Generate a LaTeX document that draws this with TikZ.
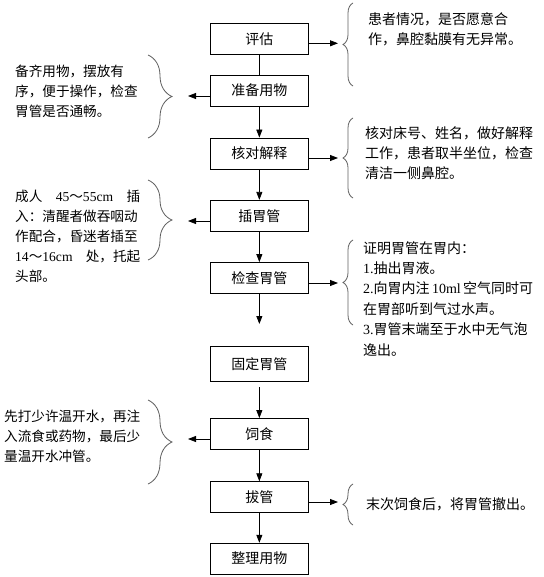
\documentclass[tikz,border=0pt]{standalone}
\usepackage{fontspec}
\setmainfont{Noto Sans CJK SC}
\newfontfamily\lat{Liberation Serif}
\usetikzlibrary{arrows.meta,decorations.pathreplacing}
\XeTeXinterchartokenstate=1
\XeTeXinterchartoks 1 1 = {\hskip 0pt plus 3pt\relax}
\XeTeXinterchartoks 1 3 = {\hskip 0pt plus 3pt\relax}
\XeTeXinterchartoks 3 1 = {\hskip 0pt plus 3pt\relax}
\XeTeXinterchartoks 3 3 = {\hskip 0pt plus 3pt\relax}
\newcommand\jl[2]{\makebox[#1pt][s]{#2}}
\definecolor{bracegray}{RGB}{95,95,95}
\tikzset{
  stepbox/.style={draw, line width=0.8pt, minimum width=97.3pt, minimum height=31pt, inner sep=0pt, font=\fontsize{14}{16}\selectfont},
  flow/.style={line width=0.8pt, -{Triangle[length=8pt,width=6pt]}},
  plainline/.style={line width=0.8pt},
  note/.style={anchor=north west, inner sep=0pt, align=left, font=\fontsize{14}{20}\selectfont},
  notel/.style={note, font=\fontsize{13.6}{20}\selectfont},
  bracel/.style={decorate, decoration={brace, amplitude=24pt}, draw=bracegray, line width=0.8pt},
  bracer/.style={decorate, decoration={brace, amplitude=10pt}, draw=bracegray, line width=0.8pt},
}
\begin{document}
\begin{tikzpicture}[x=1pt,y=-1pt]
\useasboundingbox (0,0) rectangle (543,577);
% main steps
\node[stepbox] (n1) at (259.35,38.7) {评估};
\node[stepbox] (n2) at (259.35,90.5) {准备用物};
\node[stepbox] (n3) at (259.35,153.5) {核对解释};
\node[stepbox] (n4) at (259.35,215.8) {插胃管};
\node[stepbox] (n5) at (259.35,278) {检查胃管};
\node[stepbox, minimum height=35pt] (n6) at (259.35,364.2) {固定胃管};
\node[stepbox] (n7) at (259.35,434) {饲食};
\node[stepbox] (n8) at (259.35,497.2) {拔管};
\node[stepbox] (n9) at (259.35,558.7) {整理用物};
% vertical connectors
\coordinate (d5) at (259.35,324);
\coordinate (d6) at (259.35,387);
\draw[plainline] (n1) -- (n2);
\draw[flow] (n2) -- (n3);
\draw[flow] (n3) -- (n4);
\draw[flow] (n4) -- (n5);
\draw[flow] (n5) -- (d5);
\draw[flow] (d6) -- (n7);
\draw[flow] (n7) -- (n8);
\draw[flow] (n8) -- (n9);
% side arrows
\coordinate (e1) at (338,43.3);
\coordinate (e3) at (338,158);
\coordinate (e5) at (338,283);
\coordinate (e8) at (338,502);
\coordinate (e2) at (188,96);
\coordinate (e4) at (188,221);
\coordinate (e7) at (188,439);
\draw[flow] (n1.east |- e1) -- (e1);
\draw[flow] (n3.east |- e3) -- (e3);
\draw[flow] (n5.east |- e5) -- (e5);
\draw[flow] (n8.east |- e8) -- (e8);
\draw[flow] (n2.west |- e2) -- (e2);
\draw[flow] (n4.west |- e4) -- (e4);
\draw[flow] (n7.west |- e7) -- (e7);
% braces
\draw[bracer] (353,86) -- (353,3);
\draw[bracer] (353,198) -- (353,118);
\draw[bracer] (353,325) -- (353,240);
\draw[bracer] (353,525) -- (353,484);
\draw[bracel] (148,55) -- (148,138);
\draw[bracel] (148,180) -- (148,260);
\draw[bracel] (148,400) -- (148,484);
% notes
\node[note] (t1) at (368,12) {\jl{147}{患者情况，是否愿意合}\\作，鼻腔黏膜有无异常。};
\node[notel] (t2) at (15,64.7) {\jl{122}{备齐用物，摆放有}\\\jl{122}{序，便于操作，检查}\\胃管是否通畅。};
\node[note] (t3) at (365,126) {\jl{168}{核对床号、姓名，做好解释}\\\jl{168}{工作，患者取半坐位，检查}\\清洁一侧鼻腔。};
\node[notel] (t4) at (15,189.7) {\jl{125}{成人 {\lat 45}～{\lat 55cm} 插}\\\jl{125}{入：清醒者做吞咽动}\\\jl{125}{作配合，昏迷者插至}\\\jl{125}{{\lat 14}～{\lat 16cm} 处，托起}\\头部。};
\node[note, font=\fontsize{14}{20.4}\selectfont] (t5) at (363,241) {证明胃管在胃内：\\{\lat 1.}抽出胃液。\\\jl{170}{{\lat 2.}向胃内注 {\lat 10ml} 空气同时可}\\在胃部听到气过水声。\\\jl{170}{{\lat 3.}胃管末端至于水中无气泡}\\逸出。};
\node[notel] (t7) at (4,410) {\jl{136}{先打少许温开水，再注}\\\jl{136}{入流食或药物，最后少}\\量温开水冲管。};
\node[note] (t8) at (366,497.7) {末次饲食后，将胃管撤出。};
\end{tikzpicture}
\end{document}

## Requirements
Print the complete listing exactly, apart from any pictures.

## Exercise response
Generate a LaTeX document that draws this with TikZ.
\documentclass[tikz,border=0pt]{standalone}
\usepackage{fontspec}
\setmainfont{Noto Sans CJK SC}
\newfontfamily\lat{Liberation Serif}
\usetikzlibrary{arrows.meta,decorations.pathreplacing}
\XeTeXinterchartokenstate=1
\XeTeXinterchartoks 1 1 = {\hskip 0pt plus 3pt\relax}
\XeTeXinterchartoks 1 3 = {\hskip 0pt plus 3pt\relax}
\XeTeXinterchartoks 3 1 = {\hskip 0pt plus 3pt\relax}
\XeTeXinterchartoks 3 3 = {\hskip 0pt plus 3pt\relax}
\newcommand\jl[2]{\makebox[#1pt][s]{#2}}
\definecolor{bracegray}{RGB}{95,95,95}
\tikzset{
  stepbox/.style={draw, line width=0.8pt, minimum width=97.3pt, minimum height=31pt, inner sep=0pt, font=\fontsize{14}{16}\selectfont},
  flow/.style={line width=0.8pt, -{Triangle[length=8pt,width=6pt]}},
  plainline/.style={line width=0.8pt},
  note/.style={anchor=north west, inner sep=0pt, align=left, font=\fontsize{14}{20}\selectfont},
  notel/.style={note, font=\fontsize{13.6}{20}\selectfont},
  bracel/.style={decorate, decoration={brace, amplitude=24pt}, draw=bracegray, line width=0.8pt},
  bracer/.style={decorate, decoration={brace, amplitude=10pt}, draw=bracegray, line width=0.8pt},
}
\begin{document}
\begin{tikzpicture}[x=1pt,y=-1pt]
\useasboundingbox (0,0) rectangle (543,577);
% main steps
\node[stepbox] (n1) at (259.35,38.7) {评估};
\node[stepbox] (n2) at (259.35,90.5) {准备用物};
\node[stepbox] (n3) at (259.35,153.5) {核对解释};
\node[stepbox] (n4) at (259.35,215.8) {插胃管};
\node[stepbox] (n5) at (259.35,278) {检查胃管};
\node[stepbox, minimum height=35pt] (n6) at (259.35,364.2) {固定胃管};
\node[stepbox] (n7) at (259.35,434) {饲食};
\node[stepbox] (n8) at (259.35,497.2) {拔管};
\node[stepbox] (n9) at (259.35,558.7) {整理用物};
% vertical connectors
\coordinate (d5) at (259.35,324);
\coordinate (d6) at (259.35,387);
\draw[plainline] (n1) -- (n2);
\draw[flow] (n2) -- (n3);
\draw[flow] (n3) -- (n4);
\draw[flow] (n4) -- (n5);
\draw[flow] (n5) -- (d5);
\draw[flow] (d6) -- (n7);
\draw[flow] (n7) -- (n8);
\draw[flow] (n8) -- (n9);
% side arrows
\coordinate (e1) at (338,43.3);
\coordinate (e3) at (338,158);
\coordinate (e5) at (338,283);
\coordinate (e8) at (338,502);
\coordinate (e2) at (188,96);
\coordinate (e4) at (188,221);
\coordinate (e7) at (188,439);
\draw[flow] (n1.east |- e1) -- (e1);
\draw[flow] (n3.east |- e3) -- (e3);
\draw[flow] (n5.east |- e5) -- (e5);
\draw[flow] (n8.east |- e8) -- (e8);
\draw[flow] (n2.west |- e2) -- (e2);
\draw[flow] (n4.west |- e4) -- (e4);
\draw[flow] (n7.west |- e7) -- (e7);
% braces
\draw[bracer] (353,86) -- (353,3);
\draw[bracer] (353,198) -- (353,118);
\draw[bracer] (353,325) -- (353,240);
\draw[bracer] (353,525) -- (353,484);
\draw[bracel] (148,55) -- (148,138);
\draw[bracel] (148,180) -- (148,260);
\draw[bracel] (148,400) -- (148,484);
% notes
\node[note] (t1) at (368,12) {\jl{147}{患者情况，是否愿意合}\\作，鼻腔黏膜有无异常。};
\node[notel] (t2) at (15,64.7) {\jl{122}{备齐用物，摆放有}\\\jl{122}{序，便于操作，检查}\\胃管是否通畅。};
\node[note] (t3) at (365,126) {\jl{168}{核对床号、姓名，做好解释}\\\jl{168}{工作，患者取半坐位，检查}\\清洁一侧鼻腔。};
\node[notel] (t4) at (15,189.7) {\jl{125}{成人 {\lat 45}～{\lat 55cm} 插}\\\jl{125}{入：清醒者做吞咽动}\\\jl{125}{作配合，昏迷者插至}\\\jl{125}{{\lat 14}～{\lat 16cm} 处，托起}\\头部。};
\node[note, font=\fontsize{14}{20.4}\selectfont] (t5) at (363,241) {证明胃管在胃内：\\{\lat 1.}抽出胃液。\\\jl{170}{{\lat 2.}向胃内注 {\lat 10ml} 空气同时可}\\在胃部听到气过水声。\\\jl{170}{{\lat 3.}胃管末端至于水中无气泡}\\逸出。};
\node[notel] (t7) at (4,410) {\jl{136}{先打少许温开水，再注}\\\jl{136}{入流食或药物，最后少}\\量温开水冲管。};
\node[note] (t8) at (366,497.7) {末次饲食后，将胃管撤出。};
\end{tikzpicture}
\end{document}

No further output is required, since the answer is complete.